前些时候,我在中山大学参观“芸窗三友——刘斯奋、林雅杰、古桂高书画联展”时,看到一个展览用的玻璃椇摆放着众多《白门柳》的版本。介绍的卡片上写着:“刘斯奋获茅盾文学奖小说《白门柳》(13种版本)”。这是作为中大学子的刘斯奋归宁母校时,向母校汇报自己为社会做出贡献的成果之一。

“中国茅盾文学奖”是中国最重要的文学奖项(从1982年开始,每4年评一次,参评的都是长篇小说)。长篇历史小说《白门柳》(一、二卷)获第四届中国茅盾文学奖。

在许多当代中国作家的心目中,中国茅盾文学奖是一个文学高峰。20多年前,刘斯奋携带《白门柳》(一、二卷)攀上了这个高峰。他是迄今广东作家登上这个高峰唯一的一人。

《白门柳》是刘斯奋历时16年潜心创作的长篇小说,多年来,重版的次数不少,我知道,“13种版本”绝不是最后的数字。

《白门柳》的成就值得广东文坛引以为傲,这部岭南雄文更加值得我们了解、学习。

2

摊开110万字的《白门柳》,就是一幅幅用文字绘成的宏阔、奇伟的画卷:它记叙了明末至清初的一段历史故事,它既是封建社会盛极而衰的百态图、明代乱世仕女悲欢离合的风景,也是一个庞大的王朝土崩瓦解的缩影。在这个大背景下,明末清初“秦淮八艳”中的三大名妓柳如是、李十娘、董小宛以及名士钱谦益等人与时代、命运奋力抗争。

这小说是三部曲:

《白门柳》之一是《夕阳芳草》,它主要反映的是明朝覆灭之前江南地区的文人组织和太监余孽之间的斗争,以及文人之一冒襄和名妓董小宛之间的爱情纠葛,同时也从侧面反映了我国十七世纪中叶的社会矛盾。

《白门柳》之二是《秋露危城》,明朝末期李自成成立农民军队打倒当时的政治统治,明崇祯帝最终灭亡,它就是以当时的局势为大背景,描写了当时的政治矛盾与主要人物的情感纠葛。

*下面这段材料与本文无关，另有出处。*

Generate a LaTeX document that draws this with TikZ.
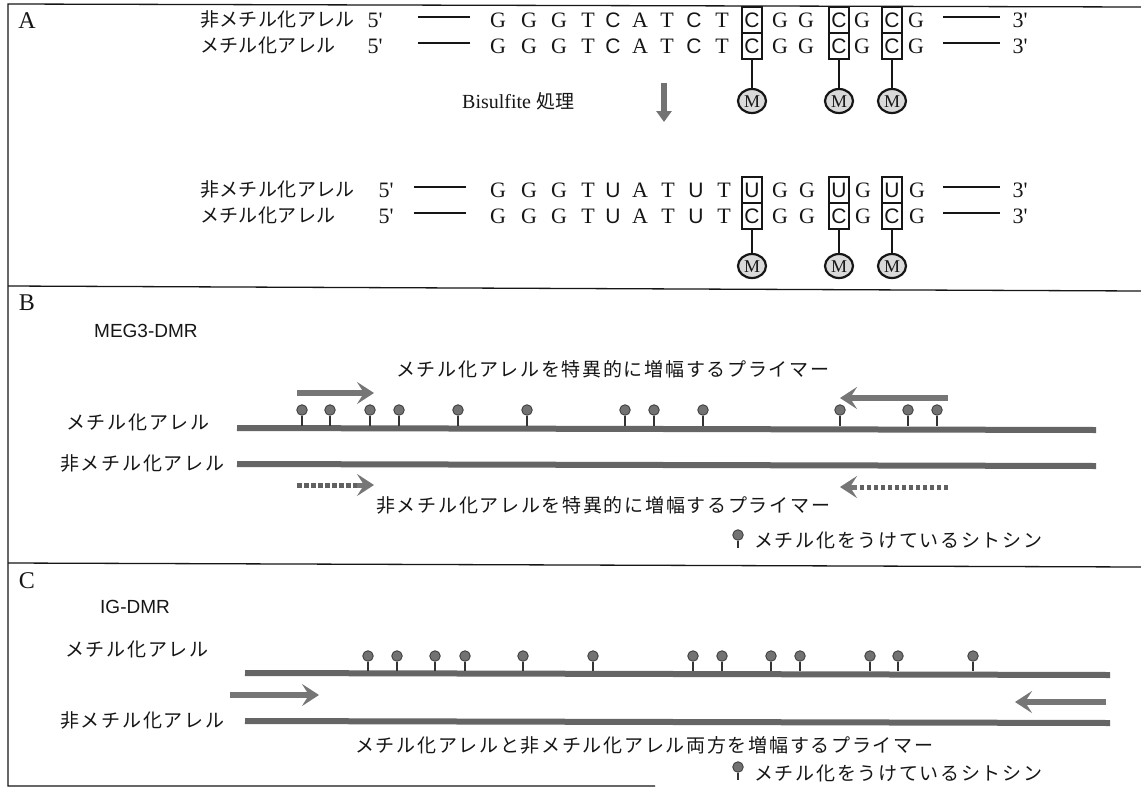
\documentclass[tikz,border=0pt]{standalone}
\usepackage{fontspec}
\setmainfont{Liberation Serif}
\setsansfont{Liberation Sans}
\newfontfamily\jp{Noto Sans CJK JP}[LetterSpace=9]
\newfontfamily\jpn{Noto Sans CJK JP}[LetterSpace=2]
\usetikzlibrary{arrows.meta,shapes.geometric}
\definecolor{strandc}{HTML}{656565}
\definecolor{arrowc}{HTML}{767676}
\definecolor{pinc}{HTML}{727272}
\definecolor{inkc}{HTML}{161616}
\newcommand{\pr}{\textquotesingle}
\tikzset{
  frame/.style={line width=1.3pt, draw=inkc},
  jptext/.style={font=\jp\fontsize{19}{21}\selectfont, inner sep=0pt, text=inkc, text height=15.2pt, text depth=1.9pt},
  jplabel/.style={font=\jpn\fontsize{19}{21}\selectfont, inner sep=0pt, text=inkc, text height=15.2pt, text depth=1.9pt, anchor=west},
  seqr/.style={font=\rmfamily\fontsize{22}{24}\selectfont, inner sep=0pt, text=inkc, text height=14.6pt, text depth=0pt},
  seqs/.style={font=\sffamily\fontsize{21}{24}\selectfont, inner sep=0pt, text=inkc, text height=15pt, text depth=0pt},
  panel/.style={font=\rmfamily\fontsize{24}{26}\selectfont, inner sep=0pt, text=inkc, text height=16pt, text depth=0pt},
  region/.style={font=\sffamily\fontsize{19}{21}\selectfont, inner sep=0pt, text=inkc, text height=13.6pt, text depth=0pt, anchor=west},
  cbox/.style={draw=inkc, line width=1.1pt, minimum width=20pt, minimum height=26pt, inner sep=0pt, text height=15pt, text depth=0pt, font=\sffamily\fontsize{21}{24}\selectfont, text=inkc},
  mcirc/.style={ellipse, draw=inkc, line width=2.2pt, fill=black!15, minimum width=28pt, minimum height=24pt, inner sep=0pt, text height=12.5pt, text depth=0pt, font=\rmfamily\fontsize{18}{18}\selectfont, text=inkc},
  stemline/.style={draw=inkc, line width=1.3pt},
  thin/.style={draw=inkc, line width=1.1pt},
  strand/.style={line width=6pt, draw=strandc},
  primer/.style={line width=5.5pt, draw=arrowc, -{Stealth[length=17pt,width=22pt,inset=7pt]}},
  primerhead/.style={line width=5pt, draw=arrowc, -{Stealth[length=17pt,width=22pt,inset=7pt]}},
  dshaft/.style={line width=5pt, draw=black!62, dash pattern=on 4.5pt off 2.5pt},
  pinhead/.style={circle, fill=pinc, draw=black!75, line width=0.9pt, minimum size=10.5pt, inner sep=0pt},
  pinstem/.style={draw=black!80, line width=1.2pt},
  downarrow/.style={line width=6pt, draw=black!55, -{Triangle[length=11pt,width=15pt]}},
}
\begin{document}
\begin{tikzpicture}[x=1pt,y=-1pt]
\useasboundingbox (0,0) rectangle (1141,801);
\fill[white] (0,0) rectangle (1141,801);

% frame
\coordinate (f1) at (8,4); \coordinate (f2) at (1141,7);
\coordinate (f3) at (8,786); \coordinate (f4) at (655,786);
\coordinate (d1a) at (8,286); \coordinate (d1b) at (1141,291);
\coordinate (d2a) at (8,563); \coordinate (d2b) at (1141,567);
\draw[frame] (f2) -- (f1) -- (f3) -- (f4);
\draw[frame] (d1a) -- (d1b);
\draw[frame] (d2a) -- (d2b);

% ===== Panel A =====
\node[panel] (pA) at (27,20) {A};

% row labels
\node[jplabel] (lA1) at (200,20) {非メチル化アレル};
\node[jplabel] (lA2) at (200,46) {メチル化アレル};
\node[jplabel] (lA3) at (200,190) {非メチル化アレル};
\node[jplabel] (lA4) at (200,216) {メチル化アレル};

% 5' ends and dashes
\foreach \y/\n/\fx/\da/\db in {20/1/375/418/470, 46/2/375/418/470, 190/3/386/414/466, 216/4/386/414/466}{
  \node[seqr] (five\n) at (\fx,\y) {5\pr};
  \coordinate (dl\n a) at (\da,\y-3); \coordinate (dl\n b) at (\db,\y-3);
  \draw[thin] (dl\n a) -- (dl\n b);
  \coordinate (dr\n a) at (943,\y-3); \coordinate (dr\n b) at (1000,\y-3);
  \draw[thin] (dr\n a) -- (dr\n b);
  \node[seqr] (three\n) at (1020,\y) {3\pr};
}

% sequences rows 1,2
\foreach \y/\n in {20/1, 46/2}{
  \foreach \x/\t/\s [count=\i] in {498/G/r, 529/G/r, 559/G/r, 588/T/r, 613/C/s, 640/A/r, 667/T/r, 694/C/s, 722/T/r, 780/G/r, 806/G/r, 862/G/r, 916/G/r}{
    \node[seq\s] (q\n-\i) at (\x,\y) {\t};
  }
}
% row 3
\foreach \x/\t/\s [count=\i] in {498/G/r, 529/G/r, 559/G/r, 588/T/r, 613/U/s, 640/A/r, 668/T/r, 696/U/s, 724/T/r, 780/G/r, 807/G/r, 863/G/r, 917/G/r}{
  \node[seq\s] (q3-\i) at (\x,190) {\t};
}
% row 4
\foreach \x/\t/\s [count=\i] in {498/G/r, 529/G/r, 559/G/r, 588/T/r, 613/U/s, 640/A/r, 668/T/r, 696/U/s, 724/T/r, 780/G/r, 807/G/r, 863/G/r, 917/G/r}{
  \node[seq\s] (q4-\i) at (\x,216) {\t};
}

% boxed C / U
\foreach \x/\k in {752/a, 839/b, 892/c}{
  \node[cbox] (bx1\k) at (\x,20) {C};
  \node[cbox] (bx2\k) at (\x,46) {C};
  \node[mcirc] (mA\k) at (\x,101) {M};
  \draw[stemline] (bx2\k.south) -- (mA\k.north);
  \node[cbox] (bx3\k) at (\x,190) {U};
  \node[cbox] (bx4\k) at (\x,216) {C};
  \node[mcirc] (mB\k) at (\x,266) {M};
  \draw[stemline] (bx4\k.south) -- (mB\k.north);
}

% bisulfite step
\node[anchor=west, inner sep=0pt, text=inkc] (bis) at (462,101) {\fontsize{20}{22}\selectfont Bisulfite {\jpn\fontsize{19}{21}\selectfont 処理}};
\coordinate (arA) at (664,83);
\coordinate (arB) at (664,122);
\draw[downarrow] (arA) -- (arB);

% ===== Panel B =====
\node[panel] (pB) at (27,302) {B};
\node[region] (meg) at (94,331) {MEG3-DMR};
\node[jptext, anchor=west] (pmB) at (396,370) {メチル化アレルを特異的に増幅するプライマー};

\node[jptext, anchor=west] (lB1) at (66,423) {メチル化アレル};
\node[jptext, anchor=west] (lB2) at (60,464) {非メチル化アレル};
\coordinate (sB1a) at (237,428); \coordinate (sB1b) at (1096,430);
\coordinate (sB2a) at (237,464); \coordinate (sB2b) at (1096,466);
\draw[strand] (sB1a) -- (sB1b);
\draw[strand] (sB2a) -- (sB2b);

\foreach \x [count=\i] in {302,330,370,399,458,527,625,654,703,840,908,937}{
  \node[pinhead] (bp\i) at (\x,410) {};
  \coordinate (bq\i) at (\x,426);
  \draw[pinstem] (bp\i) -- (bq\i);
}

% primers B (methyl specific, solid)
\coordinate (pB1a) at (297,393); \coordinate (pB1b) at (374,393);
\draw[primer] (pB1a) -- (pB1b);
\coordinate (pB2a) at (948,398); \coordinate (pB2b) at (840,398);
\draw[primer] (pB2a) -- (pB2b);

% primers B (unmethyl specific, dashed)
\coordinate (uB1a) at (297,485); \coordinate (uB1m) at (357,485); \coordinate (uB1b) at (374,485);
\draw[dshaft] (uB1a) -- (uB1m);
\draw[primerhead] (uB1m) -- (uB1b);
\coordinate (uB2a) at (948,487); \coordinate (uB2m) at (857,487); \coordinate (uB2b) at (840,487);
\draw[dshaft] (uB2a) -- (uB2m);
\draw[primerhead] (uB2m) -- (uB2b);

\node[jptext, anchor=west] (puB) at (376,506) {非メチル化アレルを特異的に増幅するプライマー};

% legend B
\node[pinhead] (lgB) at (738,535) {};
\coordinate (lgBs) at (738,548);
\draw[pinstem] (lgB) -- (lgBs);
\node[jptext, anchor=west] (lgBt) at (754,541) {メチル化をうけているシトシン};

% ===== Panel C =====
\node[panel] (pC) at (27,580) {C};
\node[region] (igd) at (100,607) {IG-DMR};

\node[jptext, anchor=west] (lC1) at (65,650) {メチル化アレル};
\node[jptext, anchor=west] (lC2) at (60,721) {非メチル化アレル};
\coordinate (sC1a) at (245,673); \coordinate (sC1b) at (1110,675);
\coordinate (sC2a) at (245,721); \coordinate (sC2b) at (1110,723);
\draw[strand] (sC1a) -- (sC1b);
\draw[strand] (sC2a) -- (sC2b);

\foreach \x [count=\i] in {368,397,435,465,523,593,693,722,771,800,870,898,973}{
  \node[pinhead] (cp\i) at (\x,656) {};
  \coordinate (cq\i) at (\x,671);
  \draw[pinstem] (cp\i) -- (cq\i);
}

\coordinate (pC1a) at (230,695); \coordinate (pC1b) at (319,695);
\draw[primer] (pC1a) -- (pC1b);
\coordinate (pC2a) at (1106,702); \coordinate (pC2b) at (1015,702);
\draw[primer] (pC2a) -- (pC2b);

\node[jptext, anchor=west] (pmC) at (355,746) {メチル化アレルと非メチル化アレル両方を増幅するプライマー};

% legend C
\node[pinhead] (lgC) at (738,767) {};
\coordinate (lgCs) at (738,780);
\draw[pinstem] (lgC) -- (lgCs);
\node[jptext, anchor=west] (lgCt) at (754,774) {メチル化をうけているシトシン};
\end{tikzpicture}
\end{document}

《白门柳》之三是《鸡鸣风雨》,本章的情节紧跟上文,几个主人公也走上了不同的道路。命运的安排到底是怎样的,明朝残余势力在弘光王朝覆灭后,居然退守浙东地区,还想继续抗争清朝,不过最终灭亡。邪恶与正义,卑鄙与崇高,征服与反抗都被作者揭示出来,展现了人性的根本。

白门,是南京的别称,代指南京。

历史长篇小说《白门柳》撷取秦淮奇女子柳如是和江南名儒钱谦益的故事为主线,再现了明末清初一段风云四起的历史。

这是《白门柳》的主要内容。

3

著名文艺评论家於可训评论《白门柳》时说:“当代长篇历史小说创作,在一个相当长的时间内,拒绝或不能有效地继承、吸收、融会、转化中国古代知识分子,即‘士’所代表的精神文化传统……从这个意义上说,刘斯奋的《白门柳》弥补了这一重大缺陷。”

这段话点出了《白门柳》在当代长篇历史小说创作中的地位和意义。

《白门柳》除了题材的独特,文笔的奇妙也为它加了不少分。

《白门柳》中主人公柳如是是个怎样的人呢?

历史上,柳如是是真有其人的。她活动于明清换代之际,是著名歌妓才女。她的个性坚强,正直聪慧,魄力奇伟。现代著名作家郁达夫在《娱霞杂载》中录有柳如是《春日我聞室》一诗,认为就文学和艺术才华而言,她可以称为“秦淮八艳”之首。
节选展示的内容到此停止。